Your goal ▸
Identify all lines in the listing that include the word "matplotlib", and copy them out.

Material supplied ▸
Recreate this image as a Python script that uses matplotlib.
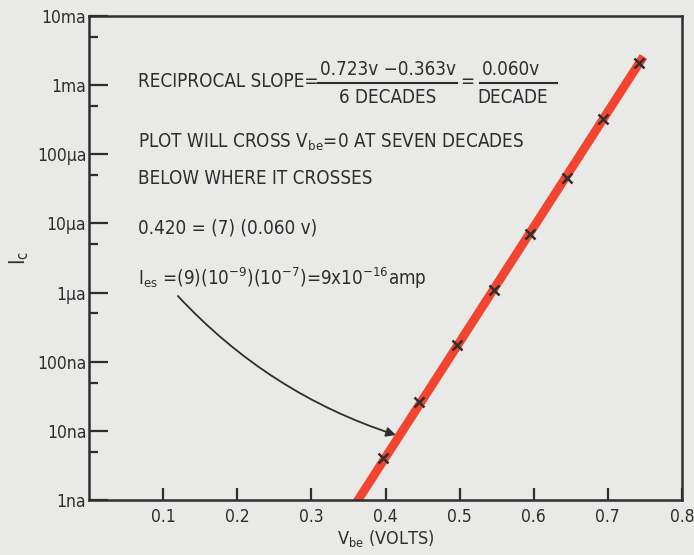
import numpy as np
import matplotlib
matplotlib.use("Agg")
from matplotlib import pyplot as plt

# measured points (V_be in volts, I_c in amps)
vbe_points = [0.397, 0.445, 0.497, 0.547, 0.595, 0.645, 0.694, 0.742]
ic_points = [4.1e-9, 2.6e-8, 1.75e-7, 1.1e-6, 7.1e-6, 4.6e-5, 3.2e-4, 2.1e-3]

# straight-line fit drawn through the points
fit_vbe = [0.359, 0.748]
fit_ic = [8.6e-10, 2.6e-3]

x_ticks = [0.1, 0.2, 0.3, 0.4, 0.5, 0.6, 0.7, 0.8]
x_labels = ["0.1", "0.2", "0.3", "0.4", "0.5", "0.6", "0.7", "0.8"]
y_ticks = [1e-9, 1e-8, 1e-7, 1e-6, 1e-5, 1e-4, 1e-3, 1e-2]
y_labels = ["1na", "10na", "100na", "1\u03bca", "10\u03bca", "100\u03bca", "1ma", "10ma"]
y_minor = [5e-9, 5e-8, 5e-7, 5e-6, 5e-5, 5e-4, 5e-3]

plt.rcParams['font.family'] = ['DejaVu Sans']
plt.rcParams['font.stretch'] = 'condensed'
ink = "#2e2e2e"
bg = "#e9e9e7"

fig = plt.figure(figsize=(6.94, 5.55), dpi=100, facecolor=bg)
ax = fig.add_axes([89 / 694, 55 / 555, 593 / 694, 484 / 555])
ax.set_facecolor(bg)

ax.plot(fit_vbe, fit_ic, color="#f2442e", lw=6.3, solid_capstyle="butt", zorder=2)
ax.plot(vbe_points, ic_points, "x", color=ink, ms=7, mew=1.8, zorder=3)

ax.set_yscale("log")
ax.set_xlim(0, 0.8)
ax.set_ylim(1e-9, 1e-2)
ax.set_xticks(x_ticks, x_labels)
ax.set_yticks(y_ticks, y_labels)
ax.set_yticks(y_minor, minor=True)
ax.yaxis.set_minor_formatter(matplotlib.ticker.NullFormatter())
ax.tick_params(axis="y", which="major", direction="in", length=14, width=1.6,
               colors=ink, labelsize=12.5, pad=2)
ax.tick_params(axis="y", which="minor", direction="in", length=6.5, width=1.6, colors=ink)
ax.tick_params(axis="x", which="major", direction="in", length=9, width=1.6,
               colors=ink, labelsize=12.5, pad=6)
ax.tick_params(axis="x", which="minor", bottom=False)
for s in ax.spines.values():
    s.set_linewidth(1.8)
    s.set_color(ink)

ax.set_xlabel(r"$\mathregular{V_{be}}$ (VOLTS)", fontsize=13, color=ink, labelpad=1)
ax.set_ylabel(r"$\mathregular{I_c}$", fontsize=15, color=ink, labelpad=4)

# annotations, positions in axes fraction
tk = dict(transform=ax.transAxes, fontsize=13.5, color=ink, va="center")
ax.text(0.0826, 0.864, "RECIPROCAL SLOPE=", ha="left", **tk)
ax.text(0.504, 0.890, "0.723v \u22120.363v", ha="center", **tk)
ax.text(0.504, 0.831, "6 DECADES", ha="center", **tk)
ax.plot([0.386, 0.621], [0.862, 0.862], color=ink, lw=1.5, transform=ax.transAxes, clip_on=False)
ax.text(0.638, 0.864, "=", ha="center", **tk)
ax.text(0.712, 0.890, "0.060v", ha="center", **tk)
ax.text(0.715, 0.831, "DECADE", ha="center", **tk)
ax.plot([0.659, 0.789], [0.862, 0.862], color=ink, lw=1.5, transform=ax.transAxes, clip_on=False)

ax.text(0.0826, 0.738, r"PLOT WILL CROSS $\mathregular{V_{be}}$=0 AT SEVEN DECADES", ha="left", **tk)
ax.text(0.0826, 0.665, "BELOW WHERE IT CROSSES", ha="left", **tk)
ax.text(0.0826, 0.562, "0.420 = (7) (0.060 v)", ha="left", **tk)
ax.text(0.0826, 0.459,
        r"$\mathregular{I_{es}}$ =(9)(10$^{\mathregular{-9}}$)(10$^{\mathregular{-7}}$)=9x10$^{\mathregular{-16}}$amp",
        ha="left", **tk)

ax.annotate("", xy=(0.414, 10 ** -8.06), xytext=(0.120, 10 ** -6.05),
            arrowprops=dict(arrowstyle="-|>", color=ink, lw=1.3, shrinkA=0, shrinkB=0,
                            connectionstyle="arc3,rad=0.13", mutation_scale=14))

plt.savefig("out.png", dpi=100, facecolor=bg)
plt.close()
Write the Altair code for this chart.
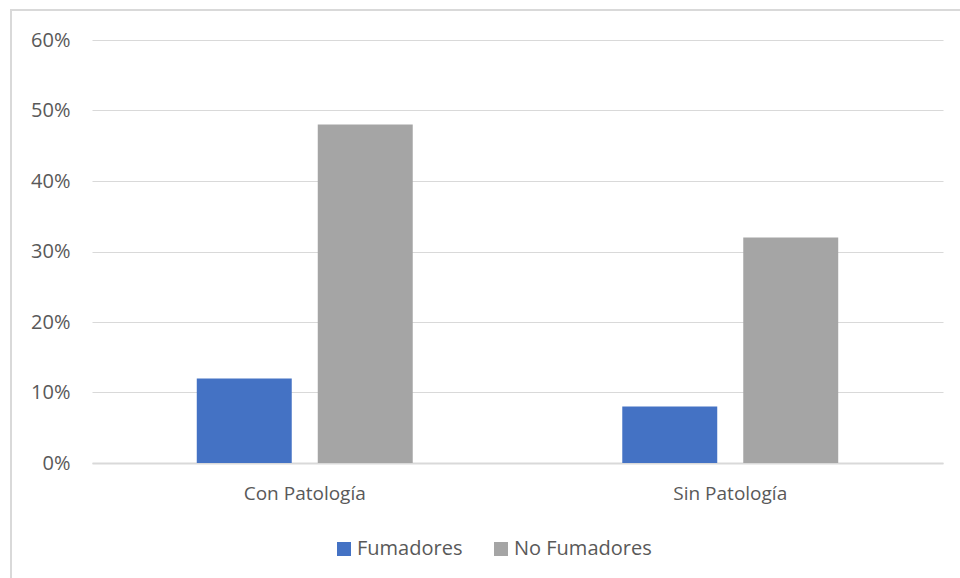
import altair as alt
import pandas as pd

# Grouped bar chart: share of smokers / non-smokers with and without pathology
categories = ["Con Patología", "Sin Patología"]
series = ["Fumadores", "No Fumadores"]
fumadores = [0.12, 0.08]
no_fumadores = [0.48, 0.32]
colors = ["#4472C4", "#A5A5A5"]

rows = []
for i, cat in enumerate(categories):
    rows.append({"grupo": cat, "serie": series[0], "valor": fumadores[i]})
    rows.append({"grupo": cat, "serie": series[1], "valor": no_fumadores[i]})
df = pd.DataFrame(rows)

FONT = "Open Sans"
TEXT = "#595959"
GRID = "#D9D9D9"

bars = alt.Chart(df).mark_bar().encode(
    x=alt.X(
        "grupo:N",
        sort=categories,
        title=None,
        scale=alt.Scale(paddingInner=0, paddingOuter=0),
        axis=alt.Axis(
            labelAngle=0,
            labelFontSize=19,
            labelFont=FONT,
            labelColor=TEXT,
            labelPadding=21,
            ticks=False,
            domainColor=GRID,
            domainWidth=2,
            grid=False,
        ),
    ),
    xOffset=alt.XOffset(
        "serie:N",
        sort=series,
        scale=alt.Scale(paddingInner=0.215, paddingOuter=0.866),
    ),
    y=alt.Y(
        "valor:Q",
        title=None,
        scale=alt.Scale(domain=[0, 0.6], nice=False),
        axis=alt.Axis(
            format=".0%",
            values=[0, 0.1, 0.2, 0.3, 0.4, 0.5, 0.6],
            labelFontSize=20,
            labelFont=FONT,
            labelColor=TEXT,
            labelPadding=22,
            ticks=False,
            domain=False,
            gridColor=GRID,
            gridWidth=1.2,
        ),
    ),
    color=alt.Color(
        "serie:N",
        sort=series,
        scale=alt.Scale(domain=series, range=colors),
        legend=alt.Legend(
            title=None,
            orient="none",
            direction="horizontal",
            legendX=242,
            legendY=499,
            symbolType="square",
            symbolSize=196,
            symbolStrokeWidth=0,
            labelFont=FONT,
            labelFontSize=20,
            labelColor=TEXT,
            labelOffset=3,
            columnPadding=28,
        ),
    ),
)

# Thin outer frame around the whole chart
frame = alt.Chart(pd.DataFrame({"f": [0]})).mark_rect(
    fill=None, stroke=GRID, strokeWidth=2
).encode(
    x=alt.value(-81),
    y=alt.value(-30),
    x2=alt.value(900),
    y2=alt.value(560),
)

chart = alt.layer(frame, bars).properties(
    width=851,
    height=423,
    autosize=alt.AutoSizeParams(type="none"),
    padding={"left": 92, "top": 40, "right": 17, "bottom": 115},
    background="white",
).configure_view(stroke=None)

chart.save("out.html", embed_options={"renderer": "svg", "actions": False})
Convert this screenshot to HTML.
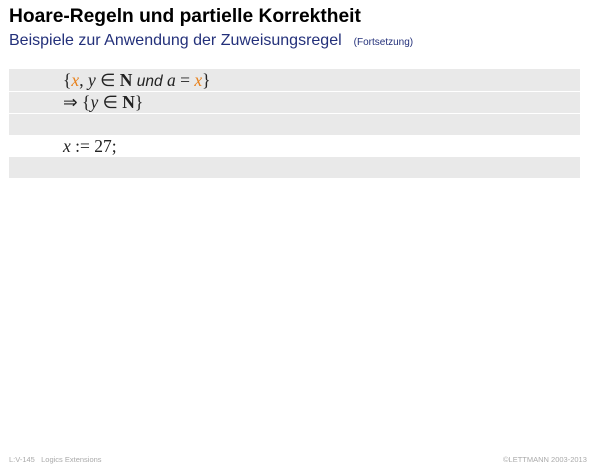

Complete response ▸
Recreate this image as a Python script that uses matplotlib.
import matplotlib
matplotlib.use("Agg")
from matplotlib import pyplot as plt
ax.yaxis.set_minor_formatter(matplotlib.ticker.NullFormatter())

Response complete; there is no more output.